A load will see a very recent value if there are ongoing stores

If there was only one recent store, it will see it or not

On real systems, if it was longer ago than maybe 100 nanoseconds, or maybe a microsecond or two in really high contention cases, loads in other threads will see it. (Where the time of the store is what an rdtsc would have seen if you'd done one in the same thread as the store. i.e. before it even retires and sends out a request to other cores to invalidate their copies.)

i.e. I'm proposing a definition of simultaneity where the writer and reader both run an rdtsc instruction within a few cycles of when their store and load executes in the out-of-order back end.
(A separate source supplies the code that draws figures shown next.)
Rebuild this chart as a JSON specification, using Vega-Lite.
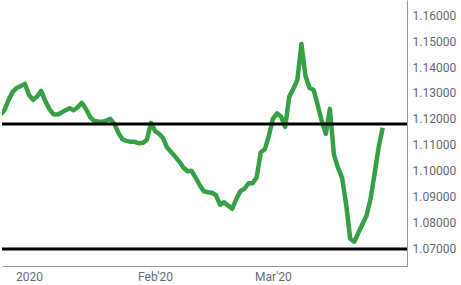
{
  "$schema": "https://vega.github.io/schema/vega-lite/v6.json",
  "width": 405,
  "height": 266,
  "padding": 0,
  "background": "white",
  "config": {"view": {"stroke": null}, "font": "Roboto"},
  "encoding": {
    "y": {
      "field": "rate", "type": "quantitative",
      "scale": {"domain": [1.06346, 1.16577], "nice": false, "zero": false},
      "axis": {
        "orient": "right", "title": null,
        "values": [1.07, 1.08, 1.09, 1.1, 1.11, 1.12, 1.13, 1.14, 1.15, 1.16],
        "format": ".5f",
        "ticks": false, "grid": false,
        "domainColor": "#999999", "domainWidth": 1,
        "labelColor": "#666a73", "labelFontSize": 12, "labelPadding": 5,
        "labelFont": "Roboto", "labelOverlap": false, "labelBound": false, "labelFlush": false
      }
    }
  },
  "layer": [
    {
      "data": {"values": [
        {"date": "2019-12-25", "rate": 1.12159},
        {"date": "2019-12-26", "rate": 1.12351},
        {"date": "2019-12-27", "rate": 1.12735},
        {"date": "2019-12-28", "rate": 1.13043},
        {"date": "2019-12-29", "rate": 1.13196},
        {"date": "2019-12-30", "rate": 1.13273},
        {"date": "2019-12-31", "rate": 1.13350},
        {"date": "2020-01-01", "rate": 1.12927},
        {"date": "2020-01-02", "rate": 1.12735},
        {"date": "2020-01-03", "rate": 1.12866},
        {"date": "2020-01-04", "rate": 1.13081},
        {"date": "2020-01-05", "rate": 1.12697},
        {"date": "2020-01-06", "rate": 1.12390},
        {"date": "2020-01-07", "rate": 1.12186},
        {"date": "2020-01-08", "rate": 1.12169},
        {"date": "2020-01-09", "rate": 1.12245},
        {"date": "2020-01-10", "rate": 1.12340},
        {"date": "2020-01-11", "rate": 1.12416},
        {"date": "2020-01-12", "rate": 1.12336},
        {"date": "2020-01-13", "rate": 1.12455},
        {"date": "2020-01-14", "rate": 1.12620},
        {"date": "2020-01-15", "rate": 1.12397},
        {"date": "2020-01-16", "rate": 1.12082},
        {"date": "2020-01-17", "rate": 1.11929},
        {"date": "2020-01-18", "rate": 1.11902},
        {"date": "2020-01-19", "rate": 1.11890},
        {"date": "2020-01-20", "rate": 1.11932},
        {"date": "2020-01-21", "rate": 1.12005},
        {"date": "2020-01-22", "rate": 1.11813},
        {"date": "2020-01-23", "rate": 1.11468},
        {"date": "2020-01-24", "rate": 1.11218},
        {"date": "2020-01-25", "rate": 1.11160},
        {"date": "2020-01-26", "rate": 1.11122},
        {"date": "2020-01-27", "rate": 1.11122},
        {"date": "2020-01-28", "rate": 1.11064},
        {"date": "2020-01-29", "rate": 1.11083},
        {"date": "2020-01-30", "rate": 1.11199},
        {"date": "2020-01-31", "rate": 1.11852},
        {"date": "2020-02-01", "rate": 1.11544},
        {"date": "2020-02-02", "rate": 1.11429},
        {"date": "2020-02-03", "rate": 1.11256},
        {"date": "2020-02-04", "rate": 1.10891},
        {"date": "2020-02-05", "rate": 1.10718},
        {"date": "2020-02-06", "rate": 1.10546},
        {"date": "2020-02-07", "rate": 1.10353},
        {"date": "2020-02-08", "rate": 1.10123},
        {"date": "2020-02-09", "rate": 1.09988},
        {"date": "2020-02-10", "rate": 1.10008},
        {"date": "2020-02-11", "rate": 1.09739},
        {"date": "2020-02-12", "rate": 1.09451},
        {"date": "2020-02-13", "rate": 1.09220},
        {"date": "2020-02-14", "rate": 1.09182},
        {"date": "2020-02-15", "rate": 1.09163},
        {"date": "2020-02-16", "rate": 1.09066},
        {"date": "2020-02-17", "rate": 1.08702},
        {"date": "2020-02-18", "rate": 1.08798},
        {"date": "2020-02-19", "rate": 1.08667},
        {"date": "2020-02-20", "rate": 1.08548},
        {"date": "2020-02-21", "rate": 1.08932},
        {"date": "2020-02-22", "rate": 1.09224},
        {"date": "2020-02-23", "rate": 1.09316},
        {"date": "2020-02-24", "rate": 1.09527},
        {"date": "2020-02-25", "rate": 1.09524},
        {"date": "2020-02-26", "rate": 1.09758},
        {"date": "2020-02-27", "rate": 1.10722},
        {"date": "2020-02-28", "rate": 1.10834},
        {"date": "2020-02-29", "rate": 1.11352},
        {"date": "2020-03-01", "rate": 1.12017},
        {"date": "2020-03-02", "rate": 1.12217},
        {"date": "2020-03-03", "rate": 1.12090},
        {"date": "2020-03-04", "rate": 1.11698},
        {"date": "2020-03-05", "rate": 1.12851},
        {"date": "2020-03-06", "rate": 1.13158},
        {"date": "2020-03-07", "rate": 1.13504},
        {"date": "2020-03-08", "rate": 1.14887},
        {"date": "2020-03-09", "rate": 1.13657},
        {"date": "2020-03-10", "rate": 1.13196},
        {"date": "2020-03-11", "rate": 1.13119},
        {"date": "2020-03-12", "rate": 1.12536},
        {"date": "2020-03-13", "rate": 1.11921},
        {"date": "2020-03-14", "rate": 1.11429},
        {"date": "2020-03-15", "rate": 1.12390},
        {"date": "2020-03-16", "rate": 1.10622},
        {"date": "2020-03-17", "rate": 1.10123},
        {"date": "2020-03-18", "rate": 1.09739},
        {"date": "2020-03-19", "rate": 1.08702},
        {"date": "2020-03-20", "rate": 1.07395},
        {"date": "2020-03-21", "rate": 1.07280},
        {"date": "2020-03-22", "rate": 1.07626},
        {"date": "2020-03-23", "rate": 1.07952},
        {"date": "2020-03-24", "rate": 1.08279},
        {"date": "2020-03-25", "rate": 1.08932},
        {"date": "2020-03-26", "rate": 1.09912},
        {"date": "2020-03-27", "rate": 1.10930},
        {"date": "2020-03-28", "rate": 1.11660}
      ]},
      "mark": {"type": "line", "color": "#37a047", "strokeWidth": 4.5, "strokeJoin": "round", "clip": true},
      "encoding": {
        "x": {
          "field": "date", "type": "temporal",
          "scale": {"type": "utc", "domain": ["2019-12-25T09:00:00Z", "2020-04-02T23:00:00Z"]},
          "axis": {
            "title": null,
            "values": [
              {"year": 2020, "month": 1, "date": 1, "utc": true},
              {"year": 2020, "month": 2, "date": 1, "utc": true},
              {"year": 2020, "month": 3, "date": 1, "utc": true}
            ],
            "labelExpr": "utcmonth(datum.value) == 0 ? utcFormat(datum.value, '%Y') : utcFormat(datum.value, \"%b'%y\")",
            "ticks": false, "grid": false,
            "domainColor": "#999999", "domainWidth": 1,
            "labelColor": "#666a73", "labelFontSize": 12, "labelPadding": 5,
            "labelFont": "Roboto", "labelOverlap": false
          }
        }
      }
    },
    {
      "data": {"values": [{"rate": 1.1181}, {"rate": 1.07}]},
      "mark": {"type": "rule", "color": "#000000", "strokeWidth": 3},
      "encoding": {}
    }
  ]
}
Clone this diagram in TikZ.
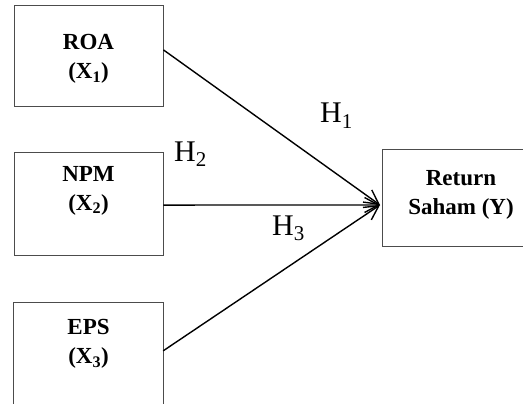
\documentclass[tikz,border=0pt]{standalone}
\usepackage{fontspec}
\setmainfont{Liberation Serif}
\usetikzlibrary{arrows.meta,calc}
\begin{document}
\begin{tikzpicture}[x=1pt,y=-1pt,
  box/.style={draw=black!70,line width=0.9pt,rectangle,inner sep=0pt},
  vlbl/.style={font=\fontsize{23}{29}\selectfont\bfseries,align=center,anchor=north,inner sep=0pt},
  hlbl/.style={font=\fontsize{30}{36}\selectfont,anchor=base west,inner sep=0pt},
  conn/.style={line width=1.4pt,-{Straight Barb[length=14pt,width=15pt,line width=1.4pt]}}]
\useasboundingbox (0,0) rectangle (523,404);
% boxes
\node[box,minimum width=149pt,minimum height=101pt] (roa) at (88.5,55.5) {};
\node[box,minimum width=149pt,minimum height=103pt] (npm) at (88.5,203.5) {};
\node[minimum width=149pt,minimum height=104pt,inner sep=0pt] (eps) at (88.5,355) {};
\draw[draw=black!70,line width=0.9pt] (eps.south west) -- (eps.north west) -- (eps.north east) -- (eps.south east);
\node[minimum width=180pt,minimum height=96pt,inner sep=0pt] (ret) at (473,198) {};
\draw[draw=black!70,line width=0.9pt] (ret.north east) -- (ret.north west) -- (ret.south west) -- (ret.south east);
% labels
\node[vlbl] (roat) at (88.5,34) {ROA\\(X\textsubscript{1})};
\node[vlbl] (npmt) at (88.5,166) {NPM\\(X\textsubscript{2})};
\node[vlbl] (epst) at (88.5,319) {EPS\\(X\textsubscript{3})};
\node[vlbl] (rett) at (461,170) {Return\\Saham (Y)};
% hypotheses
\node[hlbl] (h1) at (320,123) {H\textsubscript{1}};
\node[hlbl] (h2) at (174,161) {H\textsubscript{2}};
\node[hlbl] (h3) at (272,235) {H\textsubscript{3}};
% connectors
\coordinate (tip) at (380,205);
\draw[conn] ($(roa.north east)!0.445!(roa.south east)$) -- (tip);
\draw[conn] ($(npm.north east)!0.515!(npm.south east)$) -- (tip);
\draw[conn] ($(eps.north east)!0.46!(eps.south east)$) -- (tip);
\end{tikzpicture}
\end{document}
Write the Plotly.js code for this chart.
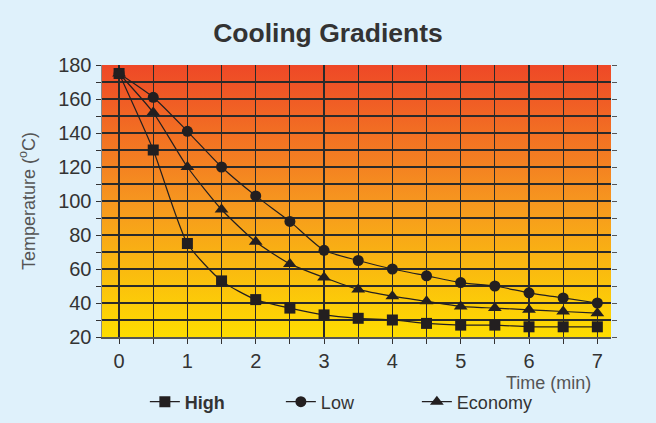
<!DOCTYPE html>
<html><head><meta charset="utf-8">
<script src="https://cdn.plot.ly/plotly-3.0.1.min.js"></script>
<style>html,body{margin:0;padding:0;background:#dff1fb;}#chart{width:656px;height:423px;}</style>
</head><body><div id="chart"></div>
<script>
const time = [0, 0.5, 1, 1.5, 2, 2.5, 3, 3.5, 4, 4.5, 5, 5.5, 6, 6.5, 7];
const high = [175, 130, 75, 53, 42, 37, 33, 31, 30, 28, 27, 27, 26, 26, 26];
const low = [175, 161, 141, 120, 103, 88, 71, 65, 60, 56, 52, 50, 46, 43, 40];
const economy = [175, 152, 120, 95, 76, 63, 55, 48, 44, 41, 38, 37, 36, 35, 34];
const seriesNames = ['<b>High</b>', 'Low', 'Economy'];
const symbols = ['square', 'circle', 'triangle-up'];
const markerSizes = [11, 11, 12];

const ink = '#231f20';
const series = [high, low, economy];
const traces = series.map((vals, i) => ({
  x: time, y: vals, name: seriesNames[i], type: 'scatter', mode: 'lines+markers',
  line: {color: ink, width: 1.2, shape: 'spline', smoothing: 0.6},
  marker: {symbol: symbols[i], size: markerSizes[i], color: ink},
  cliponaxis: false
}));

const grad = 'data:image/svg+xml;utf8,' + encodeURIComponent(
 '<svg xmlns="http://www.w3.org/2000/svg" width="100" height="100" preserveAspectRatio="none"><defs><linearGradient id="g" x1="0" y1="0" x2="0" y2="1"><stop offset="0" stop-color="#ee4827"/><stop offset="0.5" stop-color="#f6961f"/><stop offset="1" stop-color="#fedd00"/></linearGradient></defs><rect width="100" height="100" fill="url(#g)"/></svg>');

const layout = {
  width: 656, height: 423,
  paper_bgcolor: '#dff1fb', plot_bgcolor: 'rgba(0,0,0,0)',
  margin: {l: 102, r: 45, t: 65, b: 86, autoexpand: false},
  font: {family: 'Liberation Sans, Arial, sans-serif', color: '#333'},
  title: {text: '<b>Cooling Gradients</b>', x: 0.5, xanchor: 'center', y: 0.922, yanchor: 'middle',
          font: {size: 26.5, color: '#333', family: 'Liberation Sans, Arial, sans-serif'}},
  showlegend: true,
  legend: {orientation: 'h', x: 0.485, xanchor: 'center', y: -0.239, yanchor: 'middle',
           font: {size: 18, color: '#333'}, bgcolor: 'rgba(0,0,0,0)', entrywidth: 91, entrywidthmode: 'pixels'},
  xaxis: {range: [-0.25, 7.2], dtick: 1, tick0: 0, showgrid: true, gridcolor: '#2a2a2a', gridwidth: 1.2,
          ticks: 'outside', ticklen: 5, tickcolor: '#333', tickfont: {size: 20, color: '#333'},
          minor: {dtick: 0.5, showgrid: true, gridcolor: '#2a2a2a', gridwidth: 1.2, ticks: 'outside', ticklen: 5, tickcolor: '#333'},
          showline: true, linecolor: '#555', linewidth: 1.5, mirror: false, zeroline: false, fixedrange: true},
  yaxis: {range: [20, 180], dtick: 20, tick0: 20, showgrid: true, gridcolor: '#2a2a2a', gridwidth: 1.2,
          ticks: 'outside', ticklen: 5, tickcolor: '#333', tickfont: {size: 20, color: '#333'},
          minor: {dtick: 10, showgrid: true, gridcolor: '#2a2a2a', gridwidth: 1.2, ticks: 'outside', ticklen: 5, tickcolor: '#333'},
          title: {text: 'Temperature (<sup>o</sup>C)', font: {size: 18, color: '#555'}, standoff: 18},
          showline: true, linecolor: '#888', linewidth: 1.5, zeroline: false, fixedrange: true},
  yaxis2: {overlaying: 'y', side: 'right', range: [20, 180], dtick: 10, showgrid: false, showticklabels: false,
           ticks: 'outside', ticklen: 5, tickcolor: '#555', showline: false, zeroline: false},
  images: [{source: grad, xref: 'paper', yref: 'paper', x: 0, y: 1, sizex: 1, sizey: 1,
            sizing: 'stretch', layer: 'below', xanchor: 'left', yanchor: 'top'}],
  annotations: [{text: 'Time (min)', xref: 'paper', yref: 'paper', x: 0.965, y: -0.168, xanchor: 'right', yanchor: 'middle',
                 showarrow: false, font: {size: 18, color: '#555'}}]
};
traces.push({x: [0], y: [20], yaxis: 'y2', mode: 'markers', marker: {opacity: 0}, showlegend: false, hoverinfo: 'skip'});
Plotly.newPlot('chart', traces, layout, {displayModeBar: false, staticPlot: true});
</script></body></html>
That's very different from when readers can actually expect to see stores from other threads.

Even a seq_cst atomic RMW doesn't wait for other cores to drain their store buffers (or make it happen any faster) to make executed but not committed stores visible, so it's not fundamentally better.

Re: "latest value" concerns, see the following.

Another answer on this question suggests that stale data would be possible if the compilers didn't emit extra asm to explicitly "publish" stored data (make it globally visible). But all real systems have coherent cache across all the cores that C++ std::thread will start threads across. It's hypothetically possible to have std::thread run across cores with non-coherent shared memory, but would be extremely slow. See When to use volatile with multi threading? - never, obsoleted by C++11, but legacy code (and the Linux kernel) still use volatile to roll their own atomics.

Just a plain store instruction in assembly creates inter-core visibility because hardware is cache-coherent, using MESI. That's what you get from volatile. No "publish" is necessary. If you want this core to wait until the store is globally visible before doing later loads/stores, that's what a memory barrier does, to create ordering between this store and operations on other objects. Nothing to do with guaranteeing or speeding up visibility of this store.

The default std::memory_order is seq_cst; plain volatile is like relaxed on C++ implementations where it works for hand-rolled atomics. In ISO C++ volatile has undefined behaviour on data races, only atomic makes that safe. But real implementations, other than clang -fsanitize=thread or similar, don't do race detection.

Of course don't actually use volatile for threading. I mention this only to help understanding of how CPUs work, for thinking about performance and to help debugging accidental data races. C/C++11 made volatile obsolete for that purpose. Unless you're writing Linux kernel code (and then use their macros which just happen to use volatile under the hood).

BTW, volatile doesn't stop loads/stores from hitting in cache, but doesn't need to because cache is coherent. It stops compilers from "caching" the value in a register which is thread-private, nothing to do with hardware CPU caches. With compilers like GCC that supported volatile for pre-C++11 lock-free stuff, it compiles to pretty much the same asm that std::atomic with memory_order_relaxed gives you, so use that instead if it's what you want, because as you say, the C++ standard doesn't guarantee anything for volatile.